- **TASK TO COMPLETE**
Copy out the data below as written; omit any images.

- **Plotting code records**
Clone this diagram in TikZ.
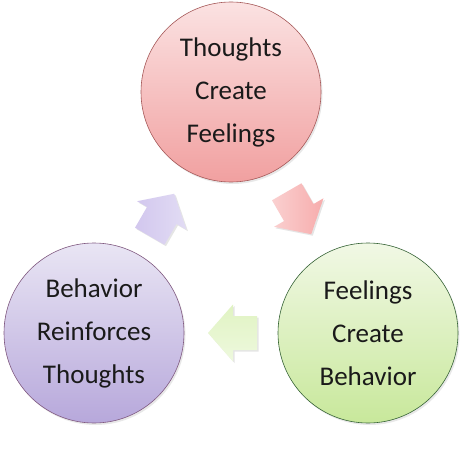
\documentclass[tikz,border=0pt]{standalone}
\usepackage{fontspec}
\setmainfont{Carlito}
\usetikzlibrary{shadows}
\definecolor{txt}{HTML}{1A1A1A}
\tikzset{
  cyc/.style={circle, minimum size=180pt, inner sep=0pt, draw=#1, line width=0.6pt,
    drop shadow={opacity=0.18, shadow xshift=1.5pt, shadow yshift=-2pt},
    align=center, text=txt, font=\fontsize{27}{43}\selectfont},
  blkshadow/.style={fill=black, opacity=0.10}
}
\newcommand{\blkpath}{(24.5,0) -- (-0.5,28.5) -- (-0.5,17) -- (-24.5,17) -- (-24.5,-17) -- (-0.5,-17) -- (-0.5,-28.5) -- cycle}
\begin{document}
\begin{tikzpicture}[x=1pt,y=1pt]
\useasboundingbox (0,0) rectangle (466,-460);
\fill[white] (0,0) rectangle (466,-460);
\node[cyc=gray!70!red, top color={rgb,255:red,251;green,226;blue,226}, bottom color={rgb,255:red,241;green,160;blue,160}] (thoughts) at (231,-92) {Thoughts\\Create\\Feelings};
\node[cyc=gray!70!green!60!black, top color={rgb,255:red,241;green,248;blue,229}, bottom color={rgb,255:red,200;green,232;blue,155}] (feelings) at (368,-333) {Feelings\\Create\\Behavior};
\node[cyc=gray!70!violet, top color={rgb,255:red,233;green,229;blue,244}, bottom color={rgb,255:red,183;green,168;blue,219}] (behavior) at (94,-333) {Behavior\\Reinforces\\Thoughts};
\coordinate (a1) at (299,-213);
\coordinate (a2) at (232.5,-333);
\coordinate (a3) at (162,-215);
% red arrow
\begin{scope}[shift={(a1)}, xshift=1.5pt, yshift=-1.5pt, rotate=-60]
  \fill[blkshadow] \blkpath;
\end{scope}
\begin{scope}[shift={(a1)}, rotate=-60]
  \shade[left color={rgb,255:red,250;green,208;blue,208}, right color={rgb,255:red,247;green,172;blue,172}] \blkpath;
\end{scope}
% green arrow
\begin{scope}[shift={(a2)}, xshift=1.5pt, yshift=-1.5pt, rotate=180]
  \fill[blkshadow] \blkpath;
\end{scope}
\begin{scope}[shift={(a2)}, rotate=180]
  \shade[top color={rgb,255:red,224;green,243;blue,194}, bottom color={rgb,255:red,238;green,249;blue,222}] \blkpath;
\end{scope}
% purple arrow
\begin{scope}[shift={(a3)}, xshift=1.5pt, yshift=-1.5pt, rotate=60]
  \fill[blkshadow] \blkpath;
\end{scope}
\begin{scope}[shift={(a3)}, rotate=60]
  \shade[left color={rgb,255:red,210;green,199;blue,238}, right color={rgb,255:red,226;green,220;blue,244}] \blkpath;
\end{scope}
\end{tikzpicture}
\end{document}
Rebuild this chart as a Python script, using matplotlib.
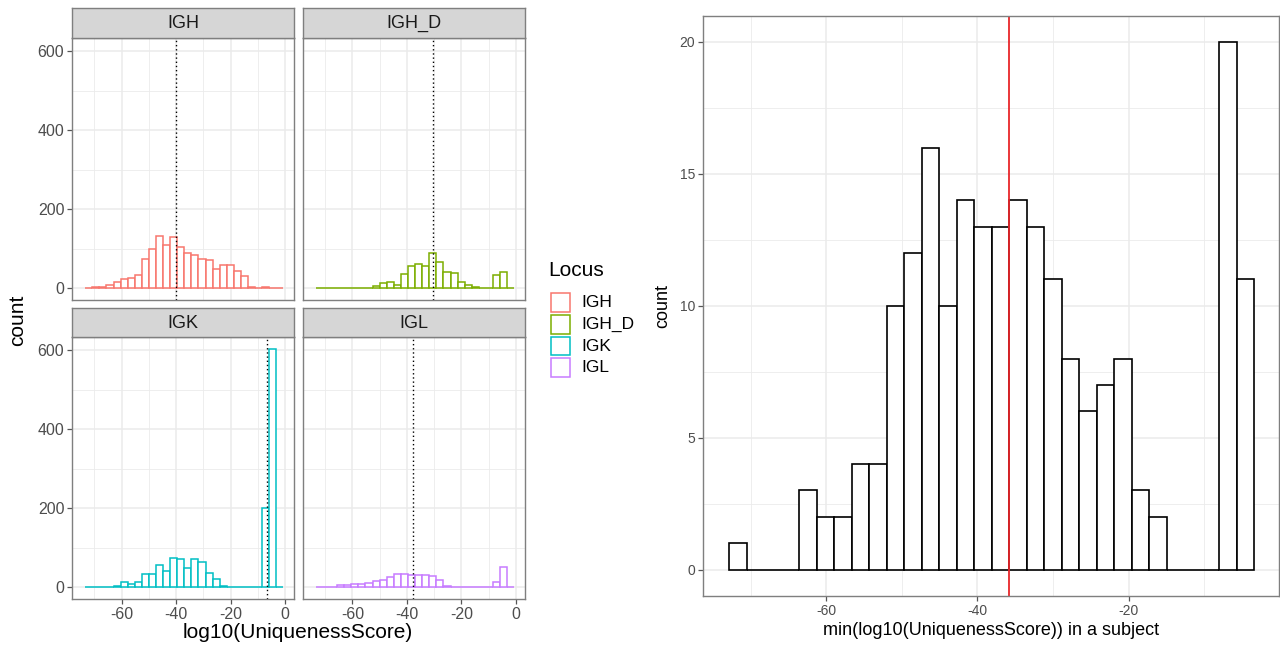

- **RESPONSE TO THIS TASK**
Clone this diagram in TikZ.
\documentclass[tikz,border=0pt]{standalone}
\usepackage{fontspec}
\setmainfont{Carlito}
\usetikzlibrary{shadows}
\definecolor{txt}{HTML}{1A1A1A}
\tikzset{
  cyc/.style={circle, minimum size=180pt, inner sep=0pt, draw=#1, line width=0.6pt,
    drop shadow={opacity=0.18, shadow xshift=1.5pt, shadow yshift=-2pt},
    align=center, text=txt, font=\fontsize{27}{43}\selectfont},
  blkshadow/.style={fill=black, opacity=0.10}
}
\newcommand{\blkpath}{(24.5,0) -- (-0.5,28.5) -- (-0.5,17) -- (-24.5,17) -- (-24.5,-17) -- (-0.5,-17) -- (-0.5,-28.5) -- cycle}
\begin{document}
\begin{tikzpicture}[x=1pt,y=1pt]
\useasboundingbox (0,0) rectangle (466,-460);
\fill[white] (0,0) rectangle (466,-460);
\node[cyc=gray!70!red, top color={rgb,255:red,251;green,226;blue,226}, bottom color={rgb,255:red,241;green,160;blue,160}] (thoughts) at (231,-92) {Thoughts\\Create\\Feelings};
\node[cyc=gray!70!green!60!black, top color={rgb,255:red,241;green,248;blue,229}, bottom color={rgb,255:red,200;green,232;blue,155}] (feelings) at (368,-333) {Feelings\\Create\\Behavior};
\node[cyc=gray!70!violet, top color={rgb,255:red,233;green,229;blue,244}, bottom color={rgb,255:red,183;green,168;blue,219}] (behavior) at (94,-333) {Behavior\\Reinforces\\Thoughts};
\coordinate (a1) at (299,-213);
\coordinate (a2) at (232.5,-333);
\coordinate (a3) at (162,-215);
% red arrow
\begin{scope}[shift={(a1)}, xshift=1.5pt, yshift=-1.5pt, rotate=-60]
  \fill[blkshadow] \blkpath;
\end{scope}
\begin{scope}[shift={(a1)}, rotate=-60]
  \shade[left color={rgb,255:red,250;green,208;blue,208}, right color={rgb,255:red,247;green,172;blue,172}] \blkpath;
\end{scope}
% green arrow
\begin{scope}[shift={(a2)}, xshift=1.5pt, yshift=-1.5pt, rotate=180]
  \fill[blkshadow] \blkpath;
\end{scope}
\begin{scope}[shift={(a2)}, rotate=180]
  \shade[top color={rgb,255:red,224;green,243;blue,194}, bottom color={rgb,255:red,238;green,249;blue,222}] \blkpath;
\end{scope}
% purple arrow
\begin{scope}[shift={(a3)}, xshift=1.5pt, yshift=-1.5pt, rotate=60]
  \fill[blkshadow] \blkpath;
\end{scope}
\begin{scope}[shift={(a3)}, rotate=60]
  \shade[left color={rgb,255:red,210;green,199;blue,238}, right color={rgb,255:red,226;green,220;blue,244}] \blkpath;
\end{scope}
\end{tikzpicture}
\end{document}
Rebuild this chart as a Python script, using matplotlib.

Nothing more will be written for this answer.